• TO DO: Records follow. Select each line holding "with".

-------- LISTING --------

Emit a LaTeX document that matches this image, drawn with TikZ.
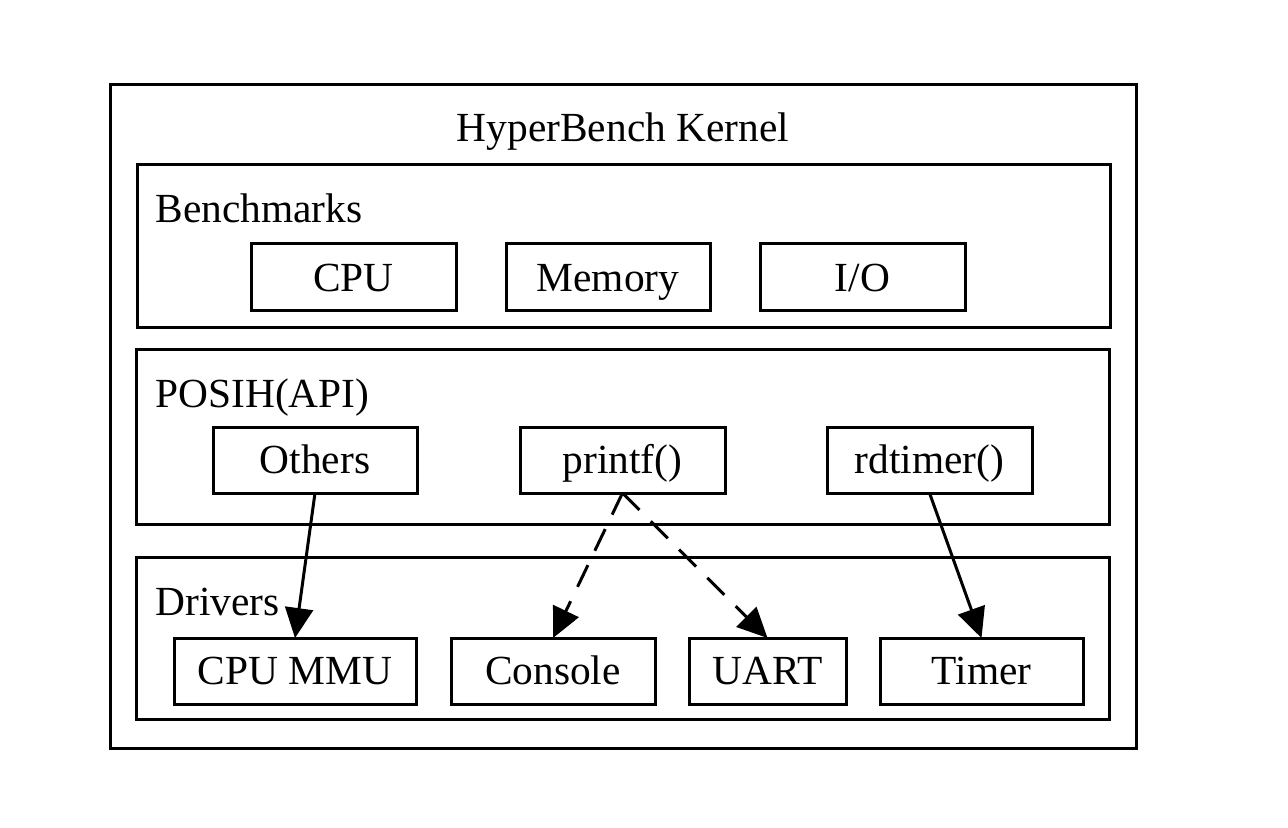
\documentclass[tikz,border=0pt]{standalone}
\usepackage{fontspec}
\setmainfont{Liberation Serif}
\usetikzlibrary{arrows.meta}
\begin{document}
\begin{tikzpicture}[x=0.5pt,y=-0.5pt,
  box/.style={draw,line width=1.5pt,inner sep=0pt,outer sep=0pt,text height=13.7pt,text depth=0pt,font=\fontsize{20.7pt}{24pt}\selectfont},
  frame/.style={draw,line width=1.5pt,inner sep=0pt,outer sep=0pt},
  lbl/.style={inner sep=0pt,anchor=base west,font=\fontsize{20.7pt}{24pt}\selectfont},
  arr/.style={line width=1.5pt,-{Triangle[length=15pt,width=14pt]}},
  darr/.style={arr,dash pattern=on 12pt off 8pt}]
\useasboundingbox (0,0) rectangle (1288,828);
% containers
\node[frame,minimum width=513pt,minimum height=331.5pt] (kernel) at (623,416.5) {};
\node[inner sep=0pt,anchor=base,font=\fontsize{20.7pt}{24pt}\selectfont] (ktitle) at (623,142) {HyperBench Kernel};
\node[frame,minimum width=486.5pt,minimum height=81pt] (bench) at (623.5,246) {};
\node[lbl] (benchl) at (155,223) {Benchmarks};
\node[frame,minimum width=486.5pt,minimum height=87.5pt] (posih) at (622.5,436.5) {};
\node[lbl] (posihl) at (155,407) {POSIH(API)};
\node[frame,minimum width=486.5pt,minimum height=81pt] (drivers) at (622.5,638) {};
\node[lbl] (driversl) at (155,615) {Drivers};
% benchmarks
\node[box,minimum width=102.5pt,minimum height=33.5pt] (cpu) at (353.5,277.5) {CPU};
\node[box,minimum width=102pt,minimum height=33.5pt] (mem) at (608,277.5) {Memory};
\node[box,minimum width=102.5pt,minimum height=33.5pt] (io) at (862.5,277.5) {I/O};
% api
\node[box,minimum width=102pt,minimum height=33pt] (others) at (315,460) {Others};
\node[box,minimum width=102.5pt,minimum height=33pt] (printf) at (622.5,460) {printf()};
\node[box,minimum width=102.5pt,minimum height=33pt] (rdtimer) at (929.5,460) {rdtimer()};
% drivers
\node[box,minimum width=121pt,minimum height=33pt] (mmu) at (295,671) {CPU MMU};
\node[box,minimum width=102pt,minimum height=33pt] (console) at (553,671) {Console};
\node[box,minimum width=78.5pt,minimum height=33pt] (uart) at (767.5,671) {UART};
\node[box,minimum width=101.5pt,minimum height=33pt] (timer) at (981.5,671) {Timer};
% arrows
\draw[arr] (others.south) -- (mmu.north);
\draw[darr] (printf.south) -- (console.north);
\draw[darr] (printf.south) -- (uart.north);
\draw[arr] (rdtimer.south) -- (timer.north);
\end{tikzpicture}
\end{document}
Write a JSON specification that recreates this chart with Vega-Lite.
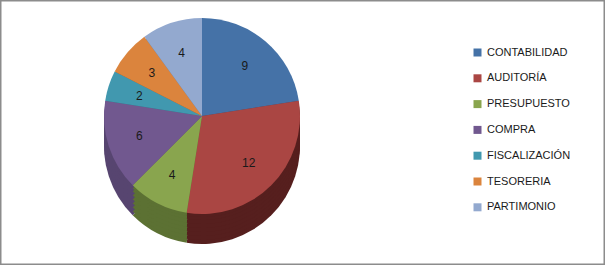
{
  "$schema": "https://vega.github.io/schema/vega-lite/v6.json",
  "width": 605,
  "height": 265,
  "autosize": {"type": "fit", "contains": "padding"},
  "padding": 0,
  "background": "white",
  "config": {
    "view": {"stroke": "#8c8c8c", "strokeWidth": 3},
    "legend": {
      "labelFont": "Liberation Sans",
      "labelFontSize": 11,
      "labelColor": "#1a1a1a",
      "symbolType": "square",
      "symbolSize": 64,
      "symbolStrokeWidth": 0,
      "rowPadding": 13.8,
      "labelOffset": 4
    }
  },
  "data": {
    "values": [
      {"area": "CONTABILIDAD", "valor": 9, "orden": 1},
      {"area": "AUDITORÍA", "valor": 12, "orden": 2},
      {"area": "PRESUPUESTO", "valor": 4, "orden": 3},
      {"area": "COMPRA", "valor": 6, "orden": 4},
      {"area": "FISCALIZACIÓN", "valor": 2, "orden": 5},
      {"area": "TESORERIA", "valor": 3, "orden": 6},
      {"area": "PARTIMONIO", "valor": 4, "orden": 7}
    ]
  },
  "encoding": {
    "theta": {"field": "valor", "type": "quantitative", "stack": true},
    "order": {"field": "orden", "type": "quantitative"},
    "x": {"value": 202}
  },
  "layer": [
    {
      "mark": {"type": "arc", "radius": 98, "color": "#000"},
      "encoding": {"y": {"value": 146}, "color": {"field": "area", "type": "nominal", "legend": null, "scale": {"domain": ["CONTABILIDAD", "AUDITORÍA", "PRESUPUESTO", "COMPRA", "FISCALIZACIÓN", "TESORERIA", "PARTIMONIO"], "range": ["#2f4f77", "#561f1e", "#5c7133", "#574570", "#2e6d7d", "#995b2a", "#65748f"]}}}
    },
    {
      "mark": {"type": "arc", "radius": 98},
      "encoding": {"y": {"value": 142}, "color": {"field": "area", "type": "nominal", "legend": null, "scale": {"domain": ["CONTABILIDAD", "AUDITORÍA", "PRESUPUESTO", "COMPRA", "FISCALIZACIÓN", "TESORERIA", "PARTIMONIO"], "range": ["#2f4f77", "#561f1e", "#5c7133", "#574570", "#2e6d7d", "#995b2a", "#65748f"]}}}
    },
    {
      "mark": {"type": "arc", "radius": 98},
      "encoding": {"y": {"value": 138}, "color": {"field": "area", "type": "nominal", "legend": null, "scale": {"domain": ["CONTABILIDAD", "AUDITORÍA", "PRESUPUESTO", "COMPRA", "FISCALIZACIÓN", "TESORERIA", "PARTIMONIO"], "range": ["#2f4f77", "#561f1e", "#5c7133", "#574570", "#2e6d7d", "#995b2a", "#65748f"]}}}
    },
    {
      "mark": {"type": "arc", "radius": 98},
      "encoding": {"y": {"value": 134}, "color": {"field": "area", "type": "nominal", "legend": null, "scale": {"domain": ["CONTABILIDAD", "AUDITORÍA", "PRESUPUESTO", "COMPRA", "FISCALIZACIÓN", "TESORERIA", "PARTIMONIO"], "range": ["#2f4f77", "#561f1e", "#5c7133", "#574570", "#2e6d7d", "#995b2a", "#65748f"]}}}
    },
    {
      "mark": {"type": "arc", "radius": 98},
      "encoding": {"y": {"value": 130}, "color": {"field": "area", "type": "nominal", "legend": null, "scale": {"domain": ["CONTABILIDAD", "AUDITORÍA", "PRESUPUESTO", "COMPRA", "FISCALIZACIÓN", "TESORERIA", "PARTIMONIO"], "range": ["#2f4f77", "#561f1e", "#5c7133", "#574570", "#2e6d7d", "#995b2a", "#65748f"]}}}
    },
    {
      "mark": {"type": "arc", "radius": 98},
      "encoding": {"y": {"value": 126}, "color": {"field": "area", "type": "nominal", "legend": null, "scale": {"domain": ["CONTABILIDAD", "AUDITORÍA", "PRESUPUESTO", "COMPRA", "FISCALIZACIÓN", "TESORERIA", "PARTIMONIO"], "range": ["#2f4f77", "#561f1e", "#5c7133", "#574570", "#2e6d7d", "#995b2a", "#65748f"]}}}
    },
    {
      "mark": {"type": "arc", "radius": 98},
      "encoding": {"y": {"value": 122}, "color": {"field": "area", "type": "nominal", "legend": null, "scale": {"domain": ["CONTABILIDAD", "AUDITORÍA", "PRESUPUESTO", "COMPRA", "FISCALIZACIÓN", "TESORERIA", "PARTIMONIO"], "range": ["#2f4f77", "#561f1e", "#5c7133", "#574570", "#2e6d7d", "#995b2a", "#65748f"]}}}
    },
    {
      "mark": {"type": "arc", "radius": 98},
      "encoding": {"y": {"value": 119}, "color": {"field": "area", "type": "nominal", "legend": null, "scale": {"domain": ["CONTABILIDAD", "AUDITORÍA", "PRESUPUESTO", "COMPRA", "FISCALIZACIÓN", "TESORERIA", "PARTIMONIO"], "range": ["#2f4f77", "#561f1e", "#5c7133", "#574570", "#2e6d7d", "#995b2a", "#65748f"]}}}
    },
    {
      "mark": {"type": "arc", "radius": 98},
      "encoding": {
        "y": {"value": 116},
        "color": {
          "field": "area", "type": "nominal",
          "scale": {
            "domain": ["CONTABILIDAD", "AUDITORÍA", "PRESUPUESTO", "COMPRA", "FISCALIZACIÓN", "TESORERIA", "PARTIMONIO"],
            "range": ["#4572A7", "#AA4643", "#89A54E", "#71588F", "#4198AF", "#DB843D", "#93A9CF"]
          },
          "legend": {"title": null, "orient": "none", "legendX": 472, "legendY": 47}
        }
      }
    },
    {
      "mark": {"type": "text", "radius": 66, "font": "Liberation Sans", "fontSize": 12, "color": "#1a1a1a"},
      "encoding": {
        "y": {"value": 116},
        "text": {"field": "valor", "type": "quantitative"}
      }
    }
  ],
  "resolve": {"scale": {"color": "independent"}}
}
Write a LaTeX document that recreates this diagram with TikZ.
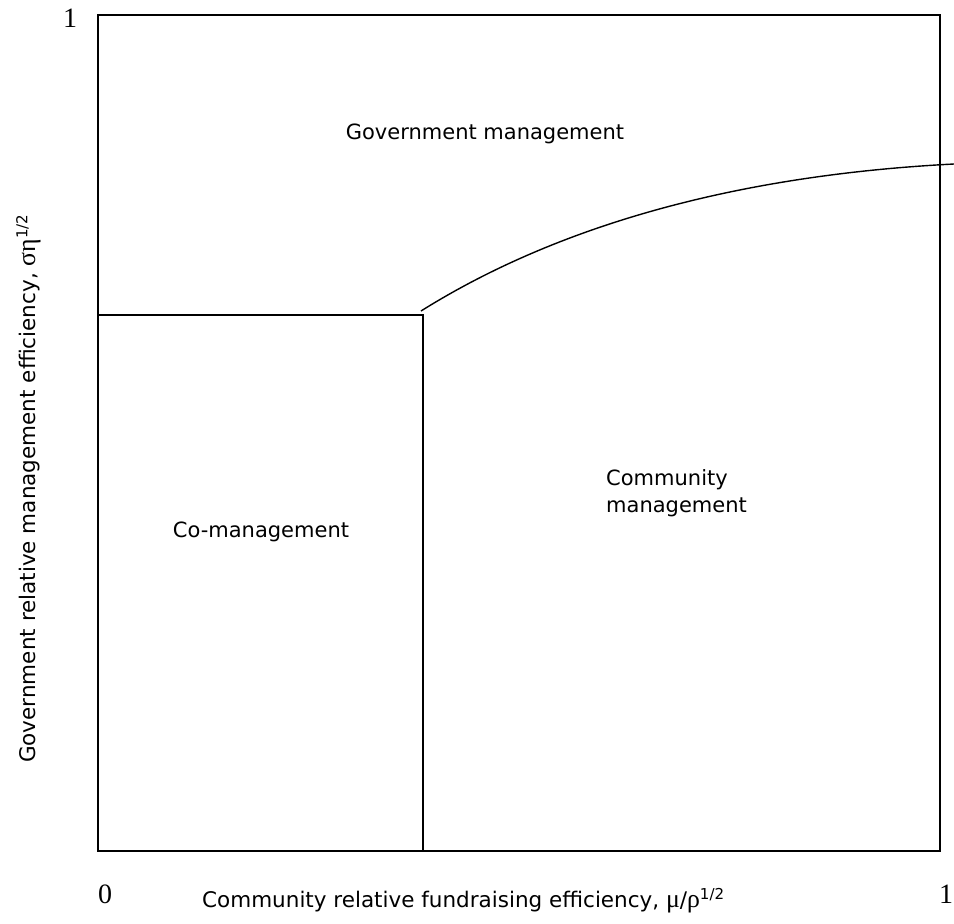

--------

• WRITTEN REPLY:
Emit a LaTeX document that matches this image, drawn with TikZ.
Write a JSON specification that recreates this chart with Vega-Lite.
Write a LaTeX document that recreates this diagram with TikZ.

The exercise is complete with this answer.